STATED GOAL - For each line of the data below that holds "Output", copy the line.

DATA FOR THE TASK -
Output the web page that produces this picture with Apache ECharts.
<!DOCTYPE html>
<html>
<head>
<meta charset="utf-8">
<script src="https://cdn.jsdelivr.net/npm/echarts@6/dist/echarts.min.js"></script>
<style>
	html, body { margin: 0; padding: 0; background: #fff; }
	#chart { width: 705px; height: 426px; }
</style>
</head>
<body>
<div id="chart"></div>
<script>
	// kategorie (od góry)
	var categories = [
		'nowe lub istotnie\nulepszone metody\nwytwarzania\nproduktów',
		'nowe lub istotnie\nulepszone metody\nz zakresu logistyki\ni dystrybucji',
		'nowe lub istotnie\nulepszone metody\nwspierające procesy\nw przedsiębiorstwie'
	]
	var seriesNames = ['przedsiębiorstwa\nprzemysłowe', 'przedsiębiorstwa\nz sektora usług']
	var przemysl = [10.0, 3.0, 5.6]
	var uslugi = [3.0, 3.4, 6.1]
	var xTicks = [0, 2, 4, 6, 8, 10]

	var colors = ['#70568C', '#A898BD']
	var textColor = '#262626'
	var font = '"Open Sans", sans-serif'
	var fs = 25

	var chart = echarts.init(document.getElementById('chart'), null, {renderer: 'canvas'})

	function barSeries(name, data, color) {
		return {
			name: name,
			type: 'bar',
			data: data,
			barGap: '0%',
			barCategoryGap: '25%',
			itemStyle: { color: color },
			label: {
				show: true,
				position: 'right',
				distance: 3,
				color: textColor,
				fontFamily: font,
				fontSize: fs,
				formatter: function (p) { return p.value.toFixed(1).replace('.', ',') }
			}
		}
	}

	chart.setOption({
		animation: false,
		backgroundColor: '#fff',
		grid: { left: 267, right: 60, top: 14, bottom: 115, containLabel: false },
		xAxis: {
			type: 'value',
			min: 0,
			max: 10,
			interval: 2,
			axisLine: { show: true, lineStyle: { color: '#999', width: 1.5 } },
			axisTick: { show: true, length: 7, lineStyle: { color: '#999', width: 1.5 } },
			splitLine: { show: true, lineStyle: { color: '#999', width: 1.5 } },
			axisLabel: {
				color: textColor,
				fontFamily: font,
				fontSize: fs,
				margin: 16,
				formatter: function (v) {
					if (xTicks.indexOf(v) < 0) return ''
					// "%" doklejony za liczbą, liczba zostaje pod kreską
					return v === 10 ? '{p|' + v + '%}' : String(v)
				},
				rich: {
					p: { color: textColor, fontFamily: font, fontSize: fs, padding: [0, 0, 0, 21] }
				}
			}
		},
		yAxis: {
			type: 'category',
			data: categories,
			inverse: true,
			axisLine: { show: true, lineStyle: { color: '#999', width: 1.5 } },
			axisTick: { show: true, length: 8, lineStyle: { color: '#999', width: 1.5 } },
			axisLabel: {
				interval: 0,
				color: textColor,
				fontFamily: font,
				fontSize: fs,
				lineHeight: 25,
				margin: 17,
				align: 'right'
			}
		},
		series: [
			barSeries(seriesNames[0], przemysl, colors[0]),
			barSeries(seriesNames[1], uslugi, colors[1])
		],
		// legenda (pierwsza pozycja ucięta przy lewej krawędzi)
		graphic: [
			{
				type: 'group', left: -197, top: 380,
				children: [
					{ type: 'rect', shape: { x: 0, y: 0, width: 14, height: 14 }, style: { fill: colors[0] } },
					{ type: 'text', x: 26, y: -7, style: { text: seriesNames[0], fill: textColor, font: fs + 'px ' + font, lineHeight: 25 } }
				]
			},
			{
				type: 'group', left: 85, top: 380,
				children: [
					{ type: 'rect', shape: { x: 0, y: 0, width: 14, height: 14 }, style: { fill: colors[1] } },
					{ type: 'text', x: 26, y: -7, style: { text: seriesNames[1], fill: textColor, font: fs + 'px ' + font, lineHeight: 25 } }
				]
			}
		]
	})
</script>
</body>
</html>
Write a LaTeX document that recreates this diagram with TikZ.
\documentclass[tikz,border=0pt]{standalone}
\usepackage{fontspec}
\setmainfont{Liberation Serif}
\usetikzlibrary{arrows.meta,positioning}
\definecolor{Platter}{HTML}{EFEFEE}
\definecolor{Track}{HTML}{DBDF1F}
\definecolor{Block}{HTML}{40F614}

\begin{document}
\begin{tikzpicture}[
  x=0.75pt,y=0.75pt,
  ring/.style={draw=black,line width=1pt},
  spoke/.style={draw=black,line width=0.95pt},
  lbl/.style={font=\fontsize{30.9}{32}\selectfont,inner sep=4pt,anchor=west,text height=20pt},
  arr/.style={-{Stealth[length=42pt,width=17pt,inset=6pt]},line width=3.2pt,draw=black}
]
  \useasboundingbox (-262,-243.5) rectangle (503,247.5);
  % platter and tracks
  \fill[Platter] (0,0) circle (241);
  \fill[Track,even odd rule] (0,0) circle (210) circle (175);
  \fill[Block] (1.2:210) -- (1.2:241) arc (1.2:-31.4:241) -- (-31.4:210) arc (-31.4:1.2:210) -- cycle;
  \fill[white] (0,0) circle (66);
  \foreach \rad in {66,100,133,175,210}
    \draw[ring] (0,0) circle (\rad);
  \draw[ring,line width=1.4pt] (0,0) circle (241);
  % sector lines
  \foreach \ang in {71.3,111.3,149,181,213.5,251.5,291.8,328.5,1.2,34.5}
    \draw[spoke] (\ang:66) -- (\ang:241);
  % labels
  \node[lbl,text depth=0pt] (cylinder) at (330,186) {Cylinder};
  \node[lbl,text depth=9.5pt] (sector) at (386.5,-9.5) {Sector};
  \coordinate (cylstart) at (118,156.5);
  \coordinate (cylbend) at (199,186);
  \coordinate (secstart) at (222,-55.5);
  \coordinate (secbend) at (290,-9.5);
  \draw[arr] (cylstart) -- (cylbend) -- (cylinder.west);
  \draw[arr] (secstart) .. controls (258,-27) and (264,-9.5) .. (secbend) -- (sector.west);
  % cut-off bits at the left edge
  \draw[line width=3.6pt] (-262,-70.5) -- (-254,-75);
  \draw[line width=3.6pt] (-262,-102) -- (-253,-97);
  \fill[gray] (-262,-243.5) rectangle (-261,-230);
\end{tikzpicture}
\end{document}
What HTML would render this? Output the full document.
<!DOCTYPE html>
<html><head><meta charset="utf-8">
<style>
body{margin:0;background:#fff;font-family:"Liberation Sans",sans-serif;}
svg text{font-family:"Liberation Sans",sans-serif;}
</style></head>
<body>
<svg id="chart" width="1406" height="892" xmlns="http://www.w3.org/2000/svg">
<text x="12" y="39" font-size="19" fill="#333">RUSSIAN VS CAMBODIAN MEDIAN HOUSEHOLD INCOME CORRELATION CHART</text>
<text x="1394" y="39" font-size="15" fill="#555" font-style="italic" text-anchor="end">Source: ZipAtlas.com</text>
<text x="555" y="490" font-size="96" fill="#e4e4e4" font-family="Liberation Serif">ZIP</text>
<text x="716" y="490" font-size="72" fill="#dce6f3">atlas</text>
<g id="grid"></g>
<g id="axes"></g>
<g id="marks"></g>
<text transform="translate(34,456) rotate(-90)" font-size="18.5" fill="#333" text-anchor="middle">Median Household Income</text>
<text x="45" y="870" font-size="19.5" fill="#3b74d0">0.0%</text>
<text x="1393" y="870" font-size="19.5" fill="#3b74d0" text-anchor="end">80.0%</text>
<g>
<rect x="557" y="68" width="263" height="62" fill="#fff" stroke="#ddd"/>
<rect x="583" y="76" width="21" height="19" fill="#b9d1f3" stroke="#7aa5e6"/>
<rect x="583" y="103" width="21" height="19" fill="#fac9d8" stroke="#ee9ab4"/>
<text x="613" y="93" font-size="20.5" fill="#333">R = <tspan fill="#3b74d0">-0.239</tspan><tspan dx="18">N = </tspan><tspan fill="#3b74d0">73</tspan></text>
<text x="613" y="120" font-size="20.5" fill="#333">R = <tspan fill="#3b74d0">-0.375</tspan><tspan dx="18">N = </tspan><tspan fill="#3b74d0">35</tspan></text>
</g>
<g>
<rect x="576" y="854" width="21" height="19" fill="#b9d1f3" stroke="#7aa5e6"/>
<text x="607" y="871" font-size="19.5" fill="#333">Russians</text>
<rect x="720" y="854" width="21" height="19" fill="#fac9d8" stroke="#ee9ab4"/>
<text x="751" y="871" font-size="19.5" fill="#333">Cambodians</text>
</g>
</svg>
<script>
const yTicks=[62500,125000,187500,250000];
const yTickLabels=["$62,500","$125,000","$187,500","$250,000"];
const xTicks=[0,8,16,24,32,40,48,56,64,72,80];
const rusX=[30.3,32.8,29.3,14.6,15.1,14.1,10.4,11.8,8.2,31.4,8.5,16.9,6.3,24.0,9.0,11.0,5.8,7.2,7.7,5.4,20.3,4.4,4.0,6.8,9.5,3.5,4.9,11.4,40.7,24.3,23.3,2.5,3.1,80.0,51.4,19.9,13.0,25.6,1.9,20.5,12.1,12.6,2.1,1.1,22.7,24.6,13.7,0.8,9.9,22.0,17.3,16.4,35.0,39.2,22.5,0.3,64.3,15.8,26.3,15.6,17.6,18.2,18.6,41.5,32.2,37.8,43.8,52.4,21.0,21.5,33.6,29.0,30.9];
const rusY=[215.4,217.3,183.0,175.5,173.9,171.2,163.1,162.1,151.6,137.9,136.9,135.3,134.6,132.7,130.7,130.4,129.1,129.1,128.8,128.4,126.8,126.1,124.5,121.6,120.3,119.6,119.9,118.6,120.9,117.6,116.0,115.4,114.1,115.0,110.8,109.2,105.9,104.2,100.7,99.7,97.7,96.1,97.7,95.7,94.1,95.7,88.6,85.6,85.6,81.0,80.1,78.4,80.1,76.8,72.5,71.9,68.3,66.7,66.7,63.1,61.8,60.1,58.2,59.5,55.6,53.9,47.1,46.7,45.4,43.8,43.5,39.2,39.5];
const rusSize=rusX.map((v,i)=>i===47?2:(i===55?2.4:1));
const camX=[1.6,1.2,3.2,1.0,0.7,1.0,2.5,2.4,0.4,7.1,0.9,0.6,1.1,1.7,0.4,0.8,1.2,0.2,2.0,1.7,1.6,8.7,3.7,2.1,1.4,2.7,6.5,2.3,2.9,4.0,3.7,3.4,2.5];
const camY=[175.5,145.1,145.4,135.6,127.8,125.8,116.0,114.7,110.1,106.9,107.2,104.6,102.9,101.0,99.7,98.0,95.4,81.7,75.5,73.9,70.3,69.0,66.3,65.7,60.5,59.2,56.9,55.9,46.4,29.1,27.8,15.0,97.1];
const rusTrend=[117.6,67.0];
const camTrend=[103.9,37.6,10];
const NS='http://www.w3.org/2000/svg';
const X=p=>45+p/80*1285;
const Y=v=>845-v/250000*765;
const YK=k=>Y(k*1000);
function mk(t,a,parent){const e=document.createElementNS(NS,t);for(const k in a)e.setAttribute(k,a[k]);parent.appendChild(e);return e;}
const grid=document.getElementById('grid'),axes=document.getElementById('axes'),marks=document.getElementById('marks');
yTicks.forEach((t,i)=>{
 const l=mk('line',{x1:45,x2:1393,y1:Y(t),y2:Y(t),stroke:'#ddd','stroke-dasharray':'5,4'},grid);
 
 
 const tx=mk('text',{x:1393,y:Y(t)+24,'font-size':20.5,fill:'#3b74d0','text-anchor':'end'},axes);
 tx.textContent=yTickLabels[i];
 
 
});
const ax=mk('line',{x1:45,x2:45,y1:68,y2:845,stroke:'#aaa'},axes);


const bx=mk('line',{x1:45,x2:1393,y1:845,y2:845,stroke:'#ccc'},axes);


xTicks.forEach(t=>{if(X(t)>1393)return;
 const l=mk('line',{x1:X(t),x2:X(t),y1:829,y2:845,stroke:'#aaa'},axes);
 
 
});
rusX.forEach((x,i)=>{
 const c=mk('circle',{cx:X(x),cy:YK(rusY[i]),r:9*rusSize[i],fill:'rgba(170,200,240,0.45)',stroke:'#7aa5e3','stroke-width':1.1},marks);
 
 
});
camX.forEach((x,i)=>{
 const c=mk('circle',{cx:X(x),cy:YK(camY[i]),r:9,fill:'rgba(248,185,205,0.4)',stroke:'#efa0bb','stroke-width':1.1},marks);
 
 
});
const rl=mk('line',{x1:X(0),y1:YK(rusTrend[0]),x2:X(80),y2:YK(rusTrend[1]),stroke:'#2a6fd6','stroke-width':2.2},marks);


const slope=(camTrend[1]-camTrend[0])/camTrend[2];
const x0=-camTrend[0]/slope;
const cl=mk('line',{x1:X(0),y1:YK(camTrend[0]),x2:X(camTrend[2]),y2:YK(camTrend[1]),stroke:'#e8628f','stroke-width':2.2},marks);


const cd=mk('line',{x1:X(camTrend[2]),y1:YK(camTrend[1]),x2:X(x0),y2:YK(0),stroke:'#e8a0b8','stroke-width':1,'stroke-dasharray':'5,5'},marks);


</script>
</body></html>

FINAL ANSWER -
Output the web page that produces this picture with Apache ECharts.
What HTML would render this? Output the full document.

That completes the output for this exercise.